* Start Data lines *
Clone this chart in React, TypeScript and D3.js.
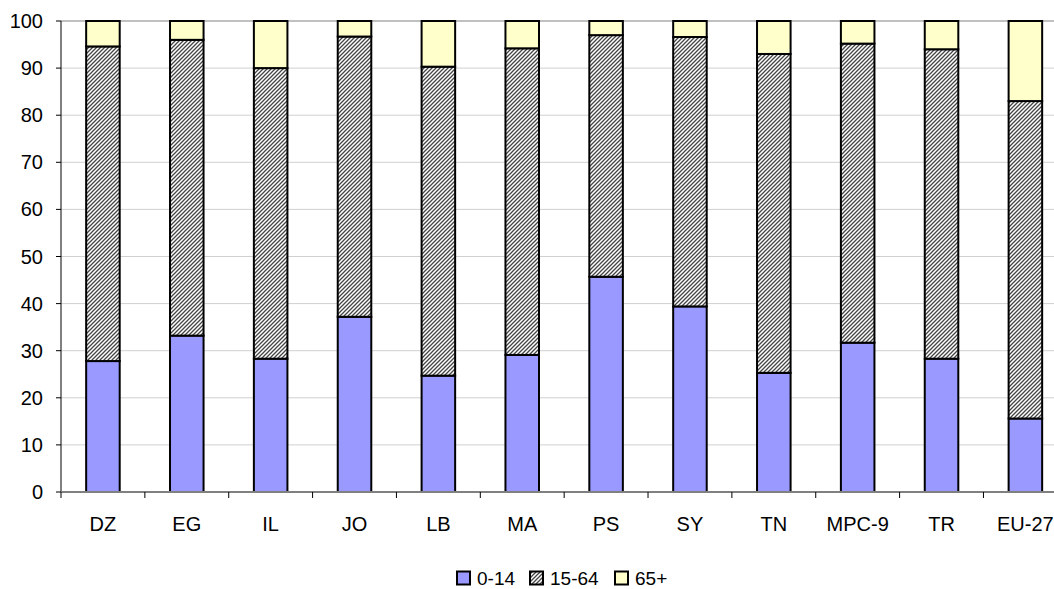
import React from "react";
import * as d3 from "d3";

const categories = ["DZ", "EG", "IL", "JO", "LB", "MA", "PS", "SY", "TN", "MPC-9", "TR", "EU-27"];
const age0to14 = [27.8, 33.2, 28.3, 37.2, 24.7, 29.1, 45.7, 39.4, 25.3, 31.7, 28.3, 15.6];
const age15to64 = [66.8, 62.8, 61.7, 59.5, 65.6, 65.1, 51.3, 57.2, 67.7, 63.5, 65.7, 67.4];
const age65plus = [5.4, 4.0, 10.0, 3.3, 9.7, 5.8, 3.0, 3.4, 7.0, 4.8, 6.0, 17.0];
const seriesNames = ["0-14", "15-64", "65+"];
const yTicks = [0, 10, 20, 30, 40, 50, 60, 70, 80, 90, 100];

const W = 1054;
const H = 589;
const left = 61;
const top = 21;
const bottom = 492;
const bandW = 83.86;
const right = left + bandW * categories.length;
const FONT = "'Liberation Sans', Arial, sans-serif";
const FS = 20;

export default function App() {
  const x = d3.scaleBand<string>().domain(categories).range([left, right]).paddingInner(0.6).paddingOuter(0.3);
  const y = d3.scaleLinear().domain([0, 100]).range([bottom, top]);
  const rows = categories.map((c, i) => ({ cat: c, a: age0to14[i], b: age15to64[i], c: age65plus[i] }));
  const stack = d3.stack<any>().keys(["a", "b", "c"])(rows);
  const fills = ["#9999FF", "url(#hatch)", "#FFFFCC"];
  const bw = x.bandwidth();

  const legendItems = [
    { x: 457, label: seriesNames[0], fill: fills[0] },
    { x: 530, label: seriesNames[1], fill: fills[1] },
    { x: 615, label: seriesNames[2], fill: fills[2] },
  ];

  return (
    <svg width={W} height={H} style={{ position: "absolute", left: 0, top: 0, background: "#fff" }}>
      <defs>
        <pattern id="hatch" patternUnits="userSpaceOnUse" width="4" height="4">
          <rect width="4" height="4" fill="#fff" />
          <path d="M-1,1 l2,-2 M0,4 l4,-4 M3,5 l2,-2" stroke="#444" strokeWidth="1.3" />
        </pattern>
      </defs>
      {yTicks.map((t) => (
        <line key={"g" + t} x1={left} x2={right} y1={y(t)} y2={y(t)}
          stroke={t === 100 ? "#c0c0c0" : "#d0d0d0"} strokeWidth={t === 100 ? 2 : 1} />
      ))}
      {stack.map((s, si) =>
        s.map((d, i) => (
          <rect key={si + "-" + i} x={x(categories[i])!} y={y(d[1])} width={bw} height={y(d[0]) - y(d[1])}
            fill={fills[si]} stroke="#000" strokeWidth={2} />
        ))
      )}
      <line x1={left} x2={left} y1={top} y2={bottom} stroke="#000" strokeWidth={1} />
      <line x1={left} x2={right} y1={bottom} y2={bottom} stroke="#808080" strokeWidth={2} />
      {yTicks.map((t) => (
        <g key={"t" + t}>
          <line x1={left - 5} x2={left} y1={y(t)} y2={y(t)} stroke="#000" />
          <text x={43} y={y(t)} dy="0.35em" textAnchor="end" fontFamily={FONT} fontSize={FS} fill="#000">{t}</text>
        </g>
      ))}
      {categories.map((c, i) => (
        <g key={"x" + c}>
          <line x1={left + bandW * i} x2={left + bandW * i} y1={bottom} y2={bottom + 6} stroke="#000" />
          <text x={x(c)! + bw / 2} y={524} dy="0.35em" textAnchor="middle" fontFamily={FONT} fontSize={FS} fill="#000">{c}</text>
        </g>
      ))}
      {legendItems.map((l) => (
        <g key={l.label}>
          <rect x={l.x} y={571.5} width={13} height={13} fill={l.fill} stroke="#000" strokeWidth={2} />
          <text x={l.x + 20} y={585} fontFamily={FONT} fontSize={19} fill="#000">{l.label}</text>
        </g>
      ))}
    </svg>
  );
}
* End Data lines *
=== Goal of the exercise ===
Every line is to be duplicated exactly, though pictures stay out.

=== Final answer ===
Clone this chart in React, TypeScript and D3.js.
import React from "react";
import * as d3 from "d3";

const categories = ["DZ", "EG", "IL", "JO", "LB", "MA", "PS", "SY", "TN", "MPC-9", "TR", "EU-27"];
const age0to14 = [27.8, 33.2, 28.3, 37.2, 24.7, 29.1, 45.7, 39.4, 25.3, 31.7, 28.3, 15.6];
const age15to64 = [66.8, 62.8, 61.7, 59.5, 65.6, 65.1, 51.3, 57.2, 67.7, 63.5, 65.7, 67.4];
const age65plus = [5.4, 4.0, 10.0, 3.3, 9.7, 5.8, 3.0, 3.4, 7.0, 4.8, 6.0, 17.0];
const seriesNames = ["0-14", "15-64", "65+"];
const yTicks = [0, 10, 20, 30, 40, 50, 60, 70, 80, 90, 100];

const W = 1054;
const H = 589;
const left = 61;
const top = 21;
const bottom = 492;
const bandW = 83.86;
const right = left + bandW * categories.length;
const FONT = "'Liberation Sans', Arial, sans-serif";
const FS = 20;

export default function App() {
  const x = d3.scaleBand<string>().domain(categories).range([left, right]).paddingInner(0.6).paddingOuter(0.3);
  const y = d3.scaleLinear().domain([0, 100]).range([bottom, top]);
  const rows = categories.map((c, i) => ({ cat: c, a: age0to14[i], b: age15to64[i], c: age65plus[i] }));
  const stack = d3.stack<any>().keys(["a", "b", "c"])(rows);
  const fills = ["#9999FF", "url(#hatch)", "#FFFFCC"];
  const bw = x.bandwidth();

  const legendItems = [
    { x: 457, label: seriesNames[0], fill: fills[0] },
    { x: 530, label: seriesNames[1], fill: fills[1] },
    { x: 615, label: seriesNames[2], fill: fills[2] },
  ];

  return (
    <svg width={W} height={H} style={{ position: "absolute", left: 0, top: 0, background: "#fff" }}>
      <defs>
        <pattern id="hatch" patternUnits="userSpaceOnUse" width="4" height="4">
          <rect width="4" height="4" fill="#fff" />
          <path d="M-1,1 l2,-2 M0,4 l4,-4 M3,5 l2,-2" stroke="#444" strokeWidth="1.3" />
        </pattern>
      </defs>
      {yTicks.map((t) => (
        <line key={"g" + t} x1={left} x2={right} y1={y(t)} y2={y(t)}
          stroke={t === 100 ? "#c0c0c0" : "#d0d0d0"} strokeWidth={t === 100 ? 2 : 1} />
      ))}
      {stack.map((s, si) =>
        s.map((d, i) => (
          <rect key={si + "-" + i} x={x(categories[i])!} y={y(d[1])} width={bw} height={y(d[0]) - y(d[1])}
            fill={fills[si]} stroke="#000" strokeWidth={2} />
        ))
      )}
      <line x1={left} x2={left} y1={top} y2={bottom} stroke="#000" strokeWidth={1} />
      <line x1={left} x2={right} y1={bottom} y2={bottom} stroke="#808080" strokeWidth={2} />
      {yTicks.map((t) => (
        <g key={"t" + t}>
          <line x1={left - 5} x2={left} y1={y(t)} y2={y(t)} stroke="#000" />
          <text x={43} y={y(t)} dy="0.35em" textAnchor="end" fontFamily={FONT} fontSize={FS} fill="#000">{t}</text>
        </g>
      ))}
      {categories.map((c, i) => (
        <g key={"x" + c}>
          <line x1={left + bandW * i} x2={left + bandW * i} y1={bottom} y2={bottom + 6} stroke="#000" />
          <text x={x(c)! + bw / 2} y={524} dy="0.35em" textAnchor="middle" fontFamily={FONT} fontSize={FS} fill="#000">{c}</text>
        </g>
      ))}
      {legendItems.map((l) => (
        <g key={l.label}>
          <rect x={l.x} y={571.5} width={13} height={13} fill={l.fill} stroke="#000" strokeWidth={2} />
          <text x={l.x + 20} y={585} fontFamily={FONT} fontSize={19} fill="#000">{l.label}</text>
        </g>
      ))}
    </svg>
  );
}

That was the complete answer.